What Is Cash Runway?
Cash Runway represents the amount of time a company can continue operating before it runs out of cash, based on its current cash reserves and burn rate. It’s like calculating how many more months your business can survive before needing additional funding or becoming profitable.

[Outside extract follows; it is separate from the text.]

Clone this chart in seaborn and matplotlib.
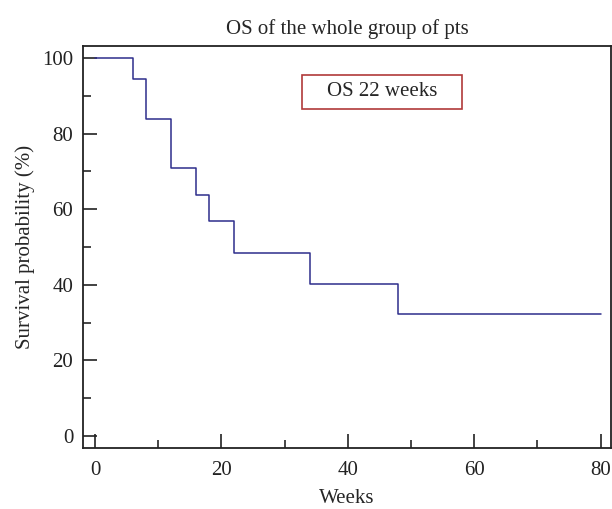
import matplotlib
matplotlib.use("Agg")
import matplotlib.pyplot as plt
import seaborn as sns
import pandas as pd
from matplotlib.ticker import MultipleLocator
from matplotlib.patches import Rectangle

weeks = [0, 6, 8, 12, 16, 18, 22, 34, 48, 80]
survival = [100, 94.5, 83.8, 70.9, 63.8, 57.0, 48.4, 40.2, 32.3, 32.3]
title = "OS of the whole group of pts"
legend_text = "OS 22 weeks"

sns.set_theme(style="ticks")
plt.rcParams['font.family'] = ['Liberation Serif', 'DejaVu Serif']

df = pd.DataFrame({"Weeks": weeks, "Survival": survival})

fig = plt.figure(figsize=(6.12, 5.09), dpi=100)
ax = fig.add_axes([0.1356, 0.1198, 0.8624, 0.7898])
sns.lineplot(data=df, x="Weeks", y="Survival", drawstyle="steps-post",
             color="#2e2e8c", linewidth=1.1, ax=ax)

ax.set_xlim(-1.9, 81.6)
ax.set_ylim(-3.2, 103.2)
ax.xaxis.set_major_locator(MultipleLocator(20))
ax.xaxis.set_minor_locator(MultipleLocator(10))
ax.yaxis.set_major_locator(MultipleLocator(20))
ax.yaxis.set_minor_locator(MultipleLocator(10))
ax.tick_params(which="major", direction="in", length=10, width=1.2, labelsize=15,
               colors="#222222", top=False, right=False)
ax.tick_params(axis="y", which="major", pad=7)
ax.tick_params(axis="x", which="major", pad=9)
ax.tick_params(which="minor", direction="in", length=6, width=1.2, top=False, right=False)
for s in ax.spines.values():
    s.set_linewidth(1.3)
    s.set_color("#222222")

ax.set_xlabel("Weeks", fontsize=15, labelpad=7)
ax.set_ylabel("Survival probability (%)", fontsize=15, labelpad=5)
ax.set_title(title, fontsize=15, pad=9)

ax.add_patch(Rectangle((0.415, 0.843), 0.303, 0.085, transform=ax.transAxes,
                       facecolor="white", edgecolor="#b03a3a", linewidth=1.2, zorder=3))
ax.text(0.566, 0.886, legend_text, transform=ax.transAxes, fontsize=15,
        ha="center", va="center", zorder=4)

fig.savefig("out.png", dpi=100)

What’s Included in Cash Runway? 💼
Cash Components:
- Current cash balance
- Cash equivalents
- Short-term investments
- Available credit lines
- Committed funding
Burn Rate Components:
Operating Activities:
- Employee costs
- Rent and utilities
- Marketing expenses
- Other operating costs
Investing Activities:
- Planned capital expenditures
- Expected investment needs
Financing Activities:
- Debt payments
- Interest obligations
How to Calculate Cash Runway
The basic formula for Cash Runway is:
Cash Runway = (Cash + Cash Equivalents) / (Operating Costs + Investing Costs + Financing Costs – Monthly Revenue)
Example:
- Current Cash and Cash Equivalents: $1,000,000
- Monthly Net Burn: $100,000
Cash Runway = 10 months
Why It Matters
Understanding cash runway is crucial for:
- Planning fundraising timing
- Making hiring decisions
- Managing growth rate
- Setting spending priorities
- Strategic planning
- Survival planning
Types of Runway Analysis
Conservative Runway:
- Uses gross burn rate
- Ignores potential revenue
- Most conservative estimate
Realistic Runway:
- Uses net burn rate
- Includes predictable revenue
- Most commonly used
Optimistic Runway:
- Includes potential revenue increases
- Considers cost optimizations
- Used for best-case scenarios
Managing Cash Runway
To extend your runway:
Reduce Burn Rate:
- Optimize operations
- Cut non-essential costs
- Delay expansion plans
- Negotiate better terms
Increase Cash:
- Accelerate revenue
- Collect receivables faster
- Seek additional funding
- Sell non-core assets
Pro Tip: During economic uncertainty, aim for 18-24 months of runway to weather challenges and adapt to market changes effectively.